I problemi non possono essere risolti allo stesso livello di pensiero che li ha generati.
(A. Einstein)
Inizio volentieri la mia collaborazione su l’Unità. La denominazione della rubrica, che avrà cadenza settimanale, è Sottosopra: a indicare l’attuale mondo rovesciato e la necessità, urgente e inderogabile, di (ri)mettere le cose dritte sui piedi. Siamo giunti al punto che è la sopravvivenza stessa dell’umanità a essere ipotecata. Stretta, ormai, da emergenze soffocanti. Il mondo sta bruciando, ben al di là degli incendi estivi.
Si consuma per i mutamenti climatici, per la ripresa spasmodica della corsa agli armamenti (convenzionali e nucleari), per le guerre in atto – “la terza guerra mondiale a pezzi”, che è in corso, secondo la precisa definizione di papa Francesco – per le guerre commerciali quasi devastanti come quelle degli eserciti, per le migrazioni destinate a crescere, per il predominio del profitto capitalistico che ci ha portato alla società dell’1%: l’1% dell’umanità è arrivato a possedere ricchezze e beni che superano quelli del 99%. Follia. Non si era mai visto un accaparramento di risorse così concentrato.

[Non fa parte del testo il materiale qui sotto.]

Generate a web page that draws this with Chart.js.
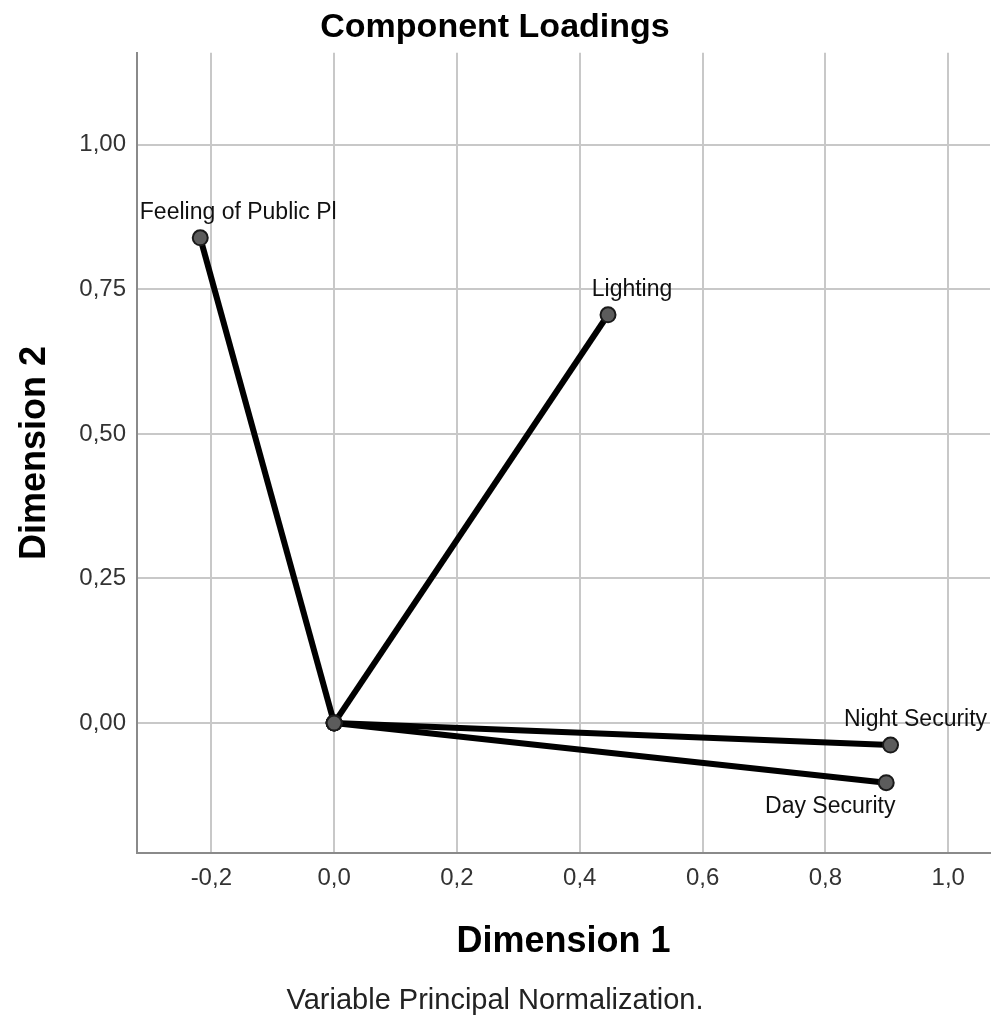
<!DOCTYPE html>
<html>
<head>
<meta charset="utf-8">
<title>Component Loadings</title>
<script src="https://cdn.jsdelivr.net/npm/chart.js@4/dist/chart.umd.min.js"></script>
<style>
    body { margin: 0; background: #fff; }
    canvas { display: block; }
</style>
</head>
<body>
<canvas id="chart" width="993" height="1025"></canvas>
<script>
// нагрузки компонент
const variables = ["Feeling of Public Pl", "Lighting", "Night Security", "Day Security"]
const dim1 = [-0.218, 0.446, 0.906, 0.899]
const dim2 = [0.839, 0.706, -0.038, -0.103]

const xTicks = [-0.2, 0.0, 0.2, 0.4, 0.6, 0.8, 1.0]
const yTicks = [0.0, 0.25, 0.5, 0.75, 1.0]

// смещения подписей относительно точек, px
const labelDx = [38, 24, 25, -56]
const labelDy = [-25, -25, -25, 24]

const FONT = "'Liberation Sans', Arial, sans-serif"

/**
 * формат числа с запятой
 * @param {Number} v - значение
 * @param {Number} digits - знаков после запятой
 */
const fmt = (v, digits) => v.toFixed(digits).replace(".", ",")

const keepTicks = (list) => (scale) => {
    scale.ticks = list.map(v => ({ value: v }))
}

const pointLabels = {
    id: "pointLabels",
    afterDatasetsDraw(chart) {
        const ctx = chart.ctx
        const xs = chart.scales.x
        const ys = chart.scales.y
        ctx.save()
        ctx.font = `23px ${FONT}`
        ctx.fillStyle = "#111"
        ctx.textAlign = "center"
        ctx.textBaseline = "middle"
        for (let i = 0; i < variables.length; i++) {
            const px = xs.getPixelForValue(dim1[i])
            const py = ys.getPixelForValue(dim2[i])
            ctx.fillText(variables[i], px + labelDx[i], py + labelDy[i])
        }
        ctx.restore()
    }
}

const datasets = variables.map((name, i) => ({
    label: name,
    data: [{ x: 0, y: 0 }, { x: dim1[i], y: dim2[i] }],
    showLine: true,
    borderColor: "#000",
    borderWidth: 6,
    pointRadius: 7.5,
    pointBackgroundColor: "#5c5c5c",
    pointBorderColor: "#1a1a1a",
    pointBorderWidth: 2
}))

new Chart(document.getElementById("chart"), {
    type: "scatter",
    data: { datasets },
    plugins: [pointLabels],
    options: {
        responsive: false,
        animation: false,
        layout: { autoPadding: false, padding: { left: 0, right: 3, top: 0, bottom: 0 } },
        plugins: {
            legend: { display: false },
            tooltip: { enabled: false },
            title: {
                display: true,
                text: "Component Loadings",
                color: "#000",
                font: { family: FONT, size: 34, weight: "bold" },
                padding: { top: 7, bottom: 5 }
            },
            subtitle: {
                display: true,
                position: "bottom",
                text: "Variable Principal Normalization.",
                color: "#222",
                font: { family: FONT, size: 29 },
                padding: { top: 8, bottom: 7 }
            }
        },
        scales: {
            x: {
                type: "linear",
                min: -0.321,
                max: 1.068,
                afterBuildTicks: keepTicks(xTicks),
                afterFit: (scale) => {
                    scale.height = 122
                    scale.paddingLeft = 0
                    scale.paddingRight = 0
                },
                grid: { color: "#c8c8c8", lineWidth: 2, drawTicks: false },
                border: { color: "#8a8a8a", width: 2 },
                ticks: {
                    color: "#333",
                    font: { family: FONT, size: 24 },
                    padding: 11,
                    callback: (v) => fmt(v, 1)
                },
                title: {
                    display: true,
                    text: "Dimension 1",
                    color: "#000",
                    font: { family: FONT, size: 36, weight: "bold" },
                    padding: { top: 0, bottom: 12 }
                }
            },
            y: {
                type: "linear",
                min: -0.225,
                max: 1.159,
                afterBuildTicks: keepTicks(yTicks),
                afterFit: (scale) => { scale.width = 137 },
                grid: { color: "#c8c8c8", lineWidth: 2, drawTicks: false },
                border: { color: "#8a8a8a", width: 2 },
                ticks: {
                    color: "#333",
                    font: { family: FONT, size: 24 },
                    padding: 11,
                    callback: (v) => fmt(v, 2)
                },
                title: {
                    display: true,
                    text: "Dimension 2",
                    color: "#000",
                    font: { family: FONT, size: 36, weight: "bold" },
                    padding: { top: 13, bottom: 0 }
                }
            }
        }
    }
})
</script>
</body>
</html>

Per tutti questi fattori i premi Nobel e gli scienziati, che sovrintendono al Doomsday Clock – “l’Orologio dell’Apocalisse” – all’inizio del 2020, prima del Coronavirus e della guerra Russia-Ucraina-Nato-Usa, hanno spostato le lancette a 100 secondi dalla mezzanotte, che simboleggia la fine del mondo. L’uomo contemporaneo è portato a non pensare a questo insidioso orizzonte, prigioniero com’è di quel materialismo quotidiano da cui si lascia pervadere (e inebetire), alimentato da una costante propaganda parcellizzata, che spezza, e tritura di continuo, il quadro d’insieme del mondo. Così corriamo verso il precipizio, più o meno inconsapevolmente. Occorre una rivoluzione di pensiero, individuale e collettiva, senza la quale non potremo rovesciare lo stato presente delle cose. E salvarci. Prima che sia tardi.